Frequently asked questions about Emphasis

What is emphasis in AP Art and Design?

Emphasis is the principle of design that draws the viewer's attention to a particular area or element of a work, making it stand out. It's created through techniques like contrast, color, scale, and placement, and it appears in Topics 2.2 and 2.3 of the CED.

Is emphasis the same thing as a focal point?

Not quite. Emphasis is the strategy (the set of techniques that make something dominant), while the focal point is the specific area those techniques create. A piece can have a secondary focal point, but emphasis is what controls the visual hierarchy among them.

Will I be tested on emphasis with multiple choice questions on the AP exam?

No. AP Art and Design has no written exam; your portfolio is the entire assessment.

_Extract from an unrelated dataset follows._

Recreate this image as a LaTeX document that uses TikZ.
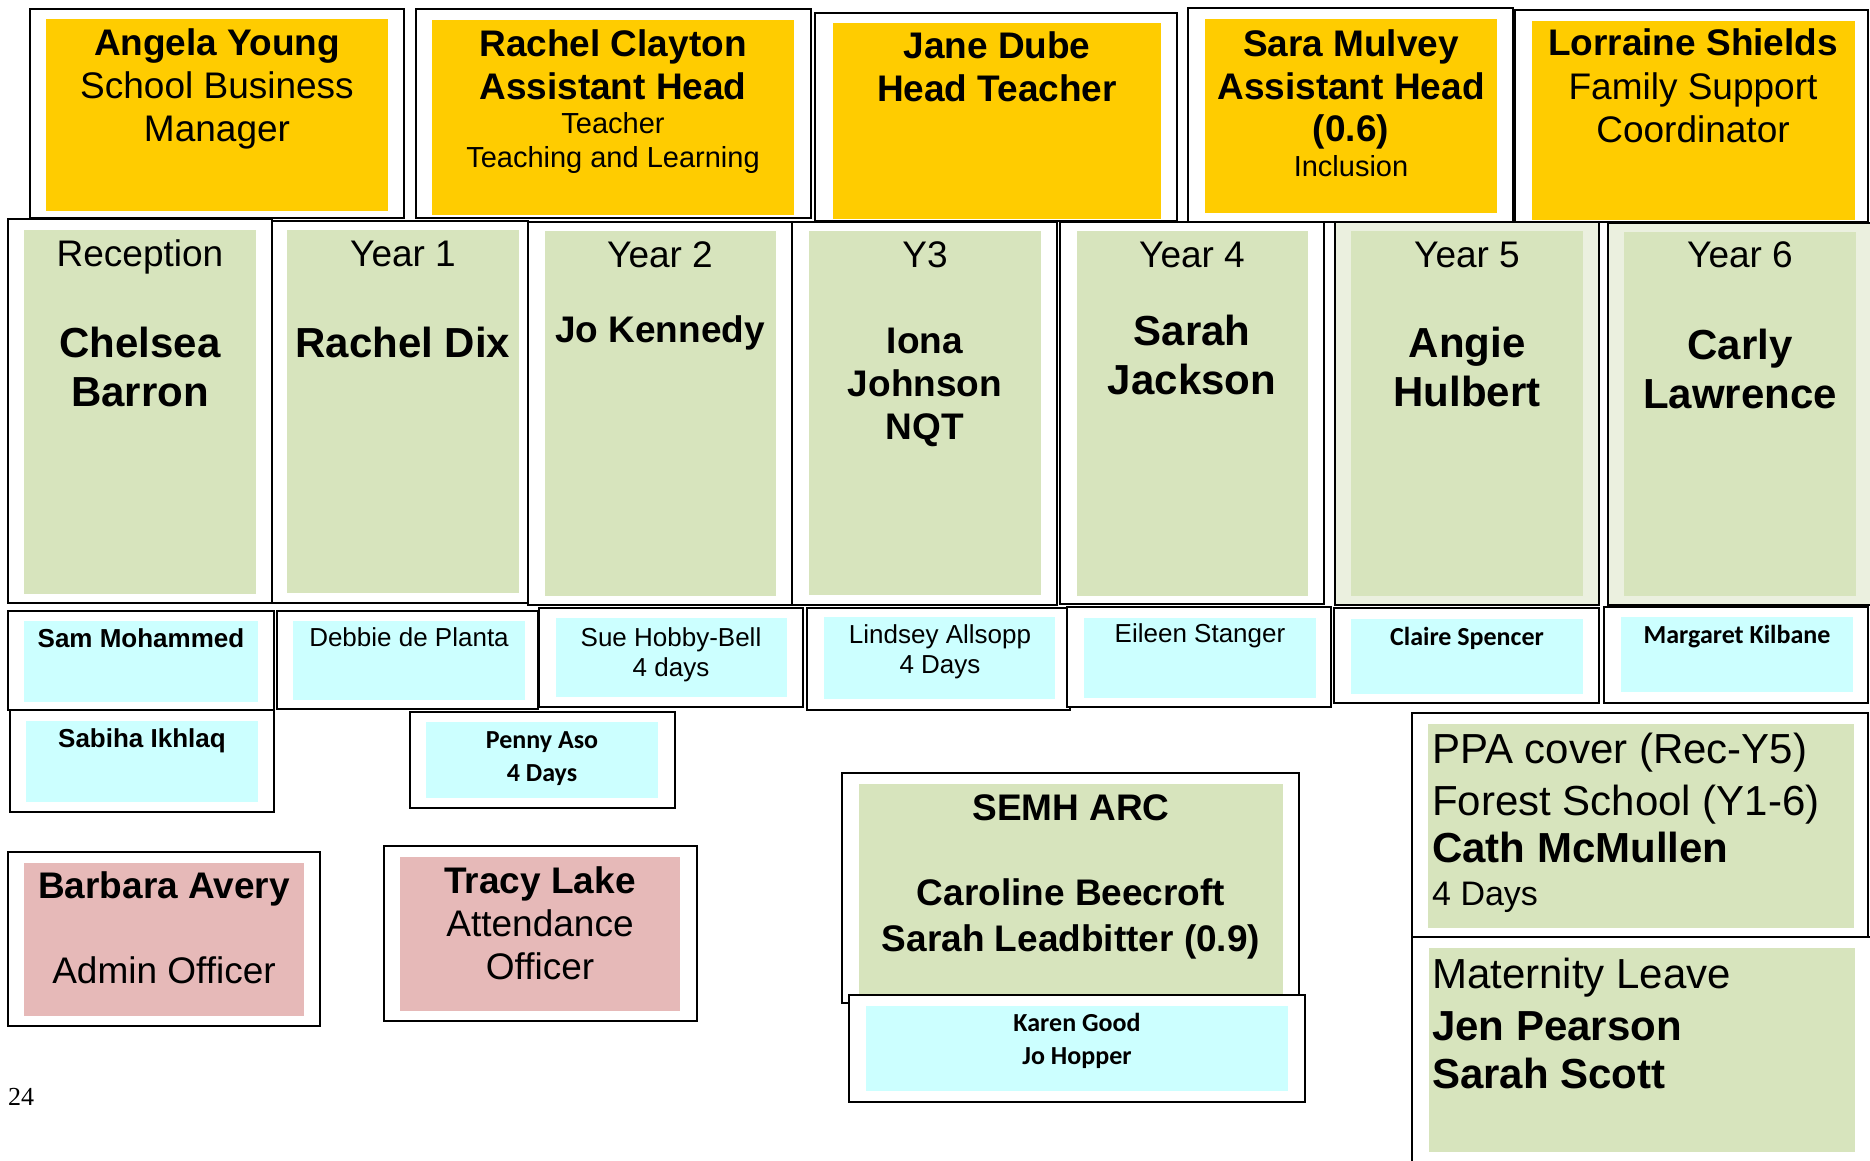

Emphasis matters because scorers evaluate how well design principles synthesize with your ideas in Selected Works, and clear emphasis is visible proof of intentional composition.

What's the best way to create emphasis in a composition?

Contrast is the most reliable tool. Breaking a pattern in value, color, texture, or scale automatically pulls the eye. Placement also works, like isolating an element or positioning it where compositional lines converge. In 3D work, dramatic scale shifts and material contrast do the same job.

How do I write about emphasis in my portfolio statements?

Be specific about technique and connect it to your idea. "I emphasized the cracked surface with raking light and high value contrast because decay is the subject of my investigation" shows synthesis of materials, processes, and ideas, which is exactly what EK 2.C.1 and the Selected Works Rubric reward.